**Exercise goal**
Include the line with "(titel) at (33,46)" and every line before it in the entries below, echoed exactly, but not the pictures.
** START Information given **
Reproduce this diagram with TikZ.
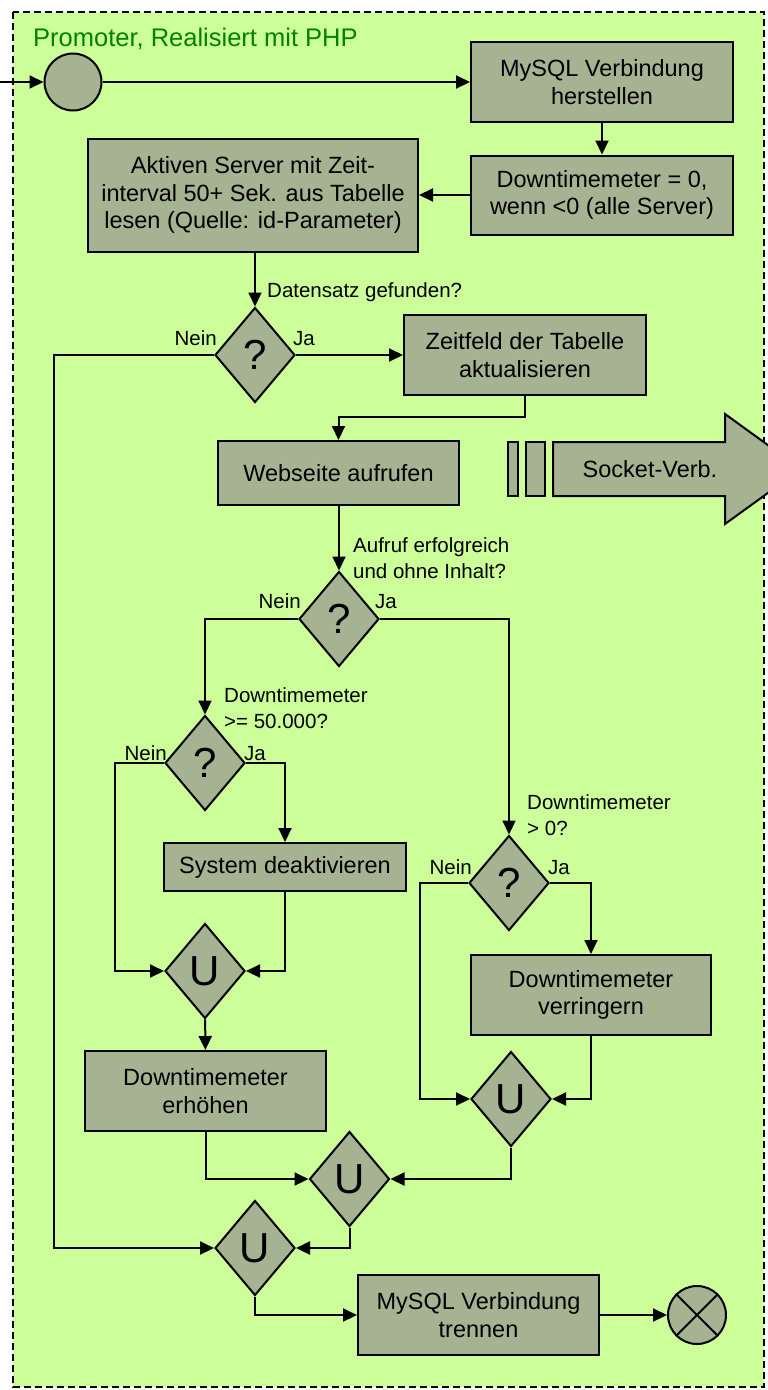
\documentclass[tikz,border=0pt]{standalone}
\usepackage{fontspec}
\setmainfont{Liberation Sans}
\usetikzlibrary{shapes.geometric,arrows.meta}
\definecolor{hellgruen}{RGB}{204,255,153}
\definecolor{grau}{RGB}{166,179,146}
\definecolor{titelgruen}{RGB}{0,130,0}

\begin{document}
\begin{tikzpicture}[x=1pt,y=-1pt,
  box/.style={draw, line width=2pt, fill=grau, inner sep=0pt, align=center, font=\fontsize{23.5}{27.5}\selectfont},
  frage/.style={diamond, draw, line width=2pt, fill=grau, inner sep=0pt, minimum width=80pt, minimum height=95pt, font=\fontsize{42}{42}\selectfont},
  punkt/.style={circle, draw, line width=2pt, fill=grau, inner sep=0pt},
  flow/.style={line width=2pt, -{Triangle[length=14pt,width=13pt]}},
  klein/.style={inner sep=0pt, align=left, font=\fontsize{20.5}{25.5}\selectfont}]
	\useasboundingbox (0,0) rectangle (768,1390);
	\fill[white] (0,0) rectangle (768,1390);
	\draw[fill=hellgruen, line width=1.8pt, dash pattern=on 7pt off 4pt] (13,12) rectangle (764,1387);
	\node[anchor=base west, inner sep=0pt, text=titelgruen, font=\fontsize{25.5}{30}\selectfont] (titel) at (33,46) {Promoter, Realisiert mit PHP};

	\node[punkt, minimum size=57pt] (start) at (73,82) {};
	\node[box, minimum width=262pt, minimum height=80pt] (verbinden) at (602,82) {MySQL Verbindung\\herstellen};
	\node[box, minimum width=262pt, minimum height=79pt] (reset) at (602,195) {Downtimemeter = 0,\\wenn <0 (alle Server)};
	\node[box, minimum width=330pt, minimum height=113pt] (lesen) at (253,195) {Aktiven Server mit Zeit-\\interval 50+ Sek. aus Tabelle\\lesen (Quelle: id-Parameter)};
	\node[frage] (q1) at (255,355) {?};
	\node[box, minimum width=242pt, minimum height=80pt] (zeitfeld) at (525,355) {Zeitfeld der Tabelle\\aktualisieren};
	\node[box, minimum width=241pt, minimum height=64pt] (aufruf) at (338.5,473) {Webseite aufrufen};
	\node[box, minimum width=10pt, minimum height=54pt] (balkenA) at (513,469) {};
	\node[box, minimum width=19pt, minimum height=54pt] (balkenB) at (535.5,469) {};
	\draw[line width=2pt, fill=grau] (553,442) -- (725,442) -- (725,414) -- (801,469) -- (725,524) -- (725,496) -- (553,496) -- cycle;
	\node[box, draw=none, fill=none] (socket) at (650,469) {Socket-Verb.};
	\node[frage] (q2) at (339,619) {?};
	\node[frage] (q3) at (205,763) {?};
	\node[frage] (q4) at (509,883) {?};
	\node[box, minimum width=242pt, minimum height=48pt] (deakt) at (285,867) {System deaktivieren};
	\node[frage] (u1) at (205,971) {U};
	\node[box, minimum width=241pt, minimum height=80pt] (erhoehen) at (205.5,1091) {Downtimemeter\\erhöhen};
	\node[box, minimum width=240pt, minimum height=80pt] (verringern) at (591,995) {Downtimemeter\\verringern};
	\node[frage] (u2) at (511,1099) {U};
	\node[frage] (u3) at (349.5,1179) {U};
	\node[frage] (u4) at (255,1248) {U};
	\node[box, minimum width=241pt, minimum height=80pt] (trennen) at (478.5,1315) {MySQL Verbindung\\trennen};
	\node[punkt, minimum size=58pt] (ende) at (697,1315) {};
	\draw[line width=2pt] (ende.45) -- (ende.225) (ende.135) -- (ende.315);

	\coordinate (eingang) at (0,82);
	\draw[flow] (eingang) -- (start);
	\draw[flow] (start) -- (verbinden);
	\draw[flow] (verbinden) -- (reset);
	\draw[flow] (reset) -- (lesen);
	\draw[flow] (q1 |- lesen.south) -- (q1);
	\draw[flow] (q1.west) -- ++(-160,0) |- (u4.west);
	\draw[flow] (q1) -- (zeitfeld);
	\draw[flow] (zeitfeld.south) -- ++(0,21) -| (aufruf.north);
	\draw[flow] (q2 |- aufruf.south) -- (q2);
	\draw[flow] (q2.west) -| (q3.north);
	\draw[flow] (q2.east) -| (q4.north);
	\draw[flow] (q3.west) -- ++(-49,0) |- (u1.west);
	\draw[flow] (q3.east) -| (deakt.north);
	\draw[flow] (deakt.south) |- (u1.east);
	\draw[flow] (u1) -- (erhoehen);
	\draw[flow] (erhoehen.south) |- (u3.west);
	\draw[flow] (q4.west) -- ++(-48,0) |- (u2.west);
	\draw[flow] (q4.east) -| (verringern.north);
	\draw[flow] (verringern.south) |- (u2.east);
	\draw[flow] (u2.south) |- (u3.east);
	\draw[flow] (u3.south) |- (u4.east);
	\draw[flow] (u4.south) |- (trennen.west);
	\draw[flow] (trennen) -- (ende);

	\node[klein, anchor=base west] (frageA) at (267,297) {Datensatz gefunden?};
	\node[klein, anchor=base west] (frageB) at (353,578) {Aufruf erfolgreich\\und ohne Inhalt?};
	\node[klein, anchor=base west] (frageC) at (224,728) {Downtimemeter\\>= 50.000?};
	\node[klein, anchor=base west] (frageD) at (527,835) {Downtimemeter\\> 0?};
	\node[klein, anchor=base east] (neinA) at ([shift={(3,-10)}]q1.west) {Nein};
	\node[klein, anchor=base west] (jaA) at ([shift={(-3,-10)}]q1.east) {Ja};
	\node[klein, anchor=base east] (neinB) at ([shift={(3,-11)}]q2.west) {Nein};
	\node[klein, anchor=base west] (jaB) at ([shift={(-5,-11)}]q2.east) {Ja};
	\node[klein, anchor=base east] (neinC) at ([shift={(3,-3)}]q3.west) {Nein};
	\node[klein, anchor=base west] (jaC) at ([shift={(-2,-3)}]q3.east) {Ja};
	\node[klein, anchor=base east] (neinD) at ([shift={(4,-9)}]q4.west) {Nein};
	\node[klein, anchor=base west] (jaD) at ([shift={(-2,-9)}]q4.east) {Ja};
\end{tikzpicture}
\end{document}
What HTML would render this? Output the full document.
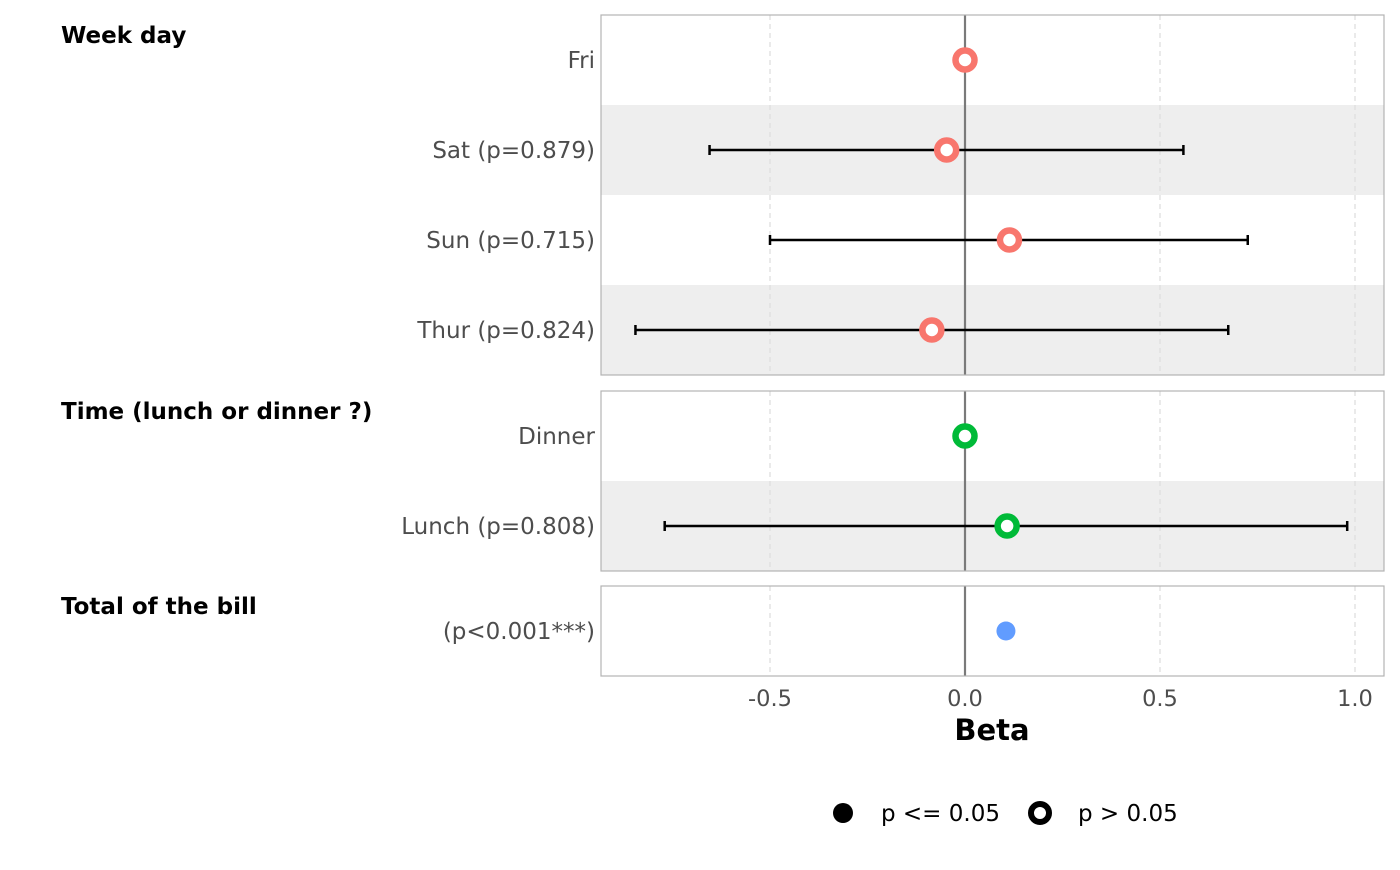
** END Information given **
**Output**
Reproduce this diagram with TikZ.
\documentclass[tikz,border=0pt]{standalone}
\usepackage{fontspec}
\setmainfont{Liberation Sans}
\usetikzlibrary{shapes.geometric,arrows.meta}
\definecolor{hellgruen}{RGB}{204,255,153}
\definecolor{grau}{RGB}{166,179,146}
\definecolor{titelgruen}{RGB}{0,130,0}

\begin{document}
\begin{tikzpicture}[x=1pt,y=-1pt,
  box/.style={draw, line width=2pt, fill=grau, inner sep=0pt, align=center, font=\fontsize{23.5}{27.5}\selectfont},
  frage/.style={diamond, draw, line width=2pt, fill=grau, inner sep=0pt, minimum width=80pt, minimum height=95pt, font=\fontsize{42}{42}\selectfont},
  punkt/.style={circle, draw, line width=2pt, fill=grau, inner sep=0pt},
  flow/.style={line width=2pt, -{Triangle[length=14pt,width=13pt]}},
  klein/.style={inner sep=0pt, align=left, font=\fontsize{20.5}{25.5}\selectfont}]
	\useasboundingbox (0,0) rectangle (768,1390);
	\fill[white] (0,0) rectangle (768,1390);
	\draw[fill=hellgruen, line width=1.8pt, dash pattern=on 7pt off 4pt] (13,12) rectangle (764,1387);
	\node[anchor=base west, inner sep=0pt, text=titelgruen, font=\fontsize{25.5}{30}\selectfont] (titel) at (33,46) {Promoter, Realisiert mit PHP};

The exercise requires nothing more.